Another version of the promise of knowledge—and more— comes at the end of the passage. The NRSV has “he will take what is mine and declare it to you” (v. 15). A more accurate (if inelegant) translation would be “he will take from what is mine (or “from among the things that are mine” and declare [those things] to you.” This confirms what we already noted; the promise isn’t omniscience, it’s confidence in the nature of what is given.
“What is true,” and what will be given and received, has to be understood relative to John’s picture of the coming relationship between the disciples, the promised Spirit, the Son, and the Father. The promise of truth and guidance is not an intellectual commodity or a body of knowledge such as a doctrine, but a relationship. The effect of the gift is not just growth in knowledge, or even closeness or gratitude, but incorporation into the set of relationships he has been describing. The really difficult thing about the Trinity then may be less the doctrinal complexity as the relational demand, which is of course also a promise, and which then leads us to articulate the doctrine.
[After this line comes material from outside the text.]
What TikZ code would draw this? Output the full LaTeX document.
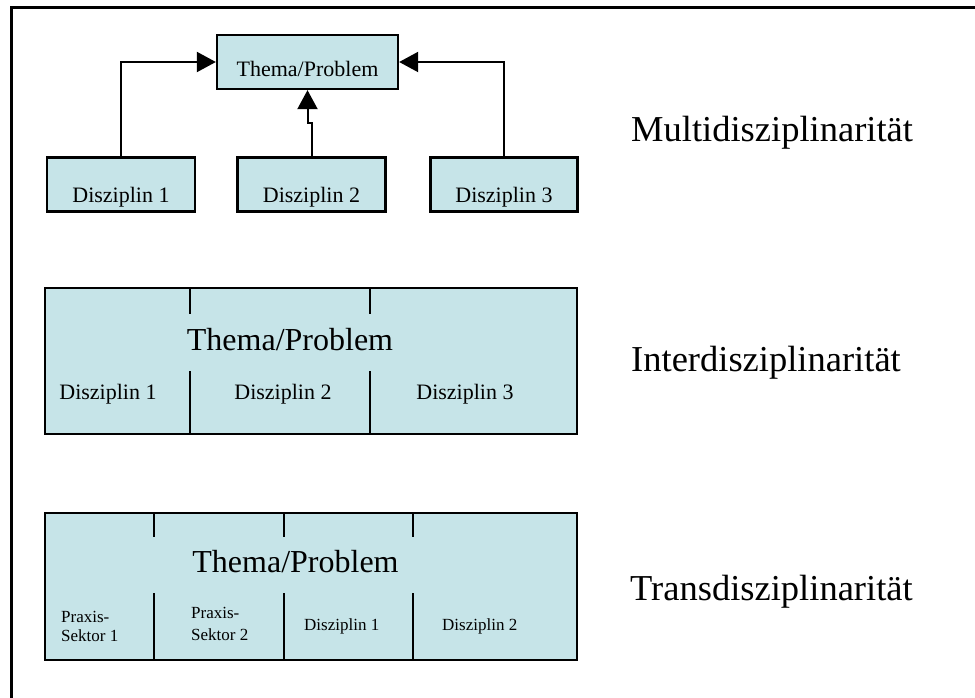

Jesus promises—we can say, from our vantage point outside the immediate story—the disciples a hitherto unbearable truth, that his Cross will reveal the nature of reality and change it for them. Jesus has revealed and repeated through this farewell discourse that love is the means of relationship with him, with the Father, and with one another. Love, however, is here not love simply as usually understood, but the love demonstrated in the foot-washing (ch. 13), and the love of the Cross. The Spirit he will give those who follow him creates a community, not just with each other but with him, and hence also with the Father; to be in that Spirit is not merely to have the capacity to know one thing or another about God, but actually to participate in the being of the God to whom the Creed attests and the Cross glorifies, and to receive the kind of truth that is living in that love which is the world’s deepest reality and deepest need.
Implicit in Dean McGowan’s comments this week is that in John’s gospel, the Spirit is given on Easter evening, rather than fifty days later (20:22).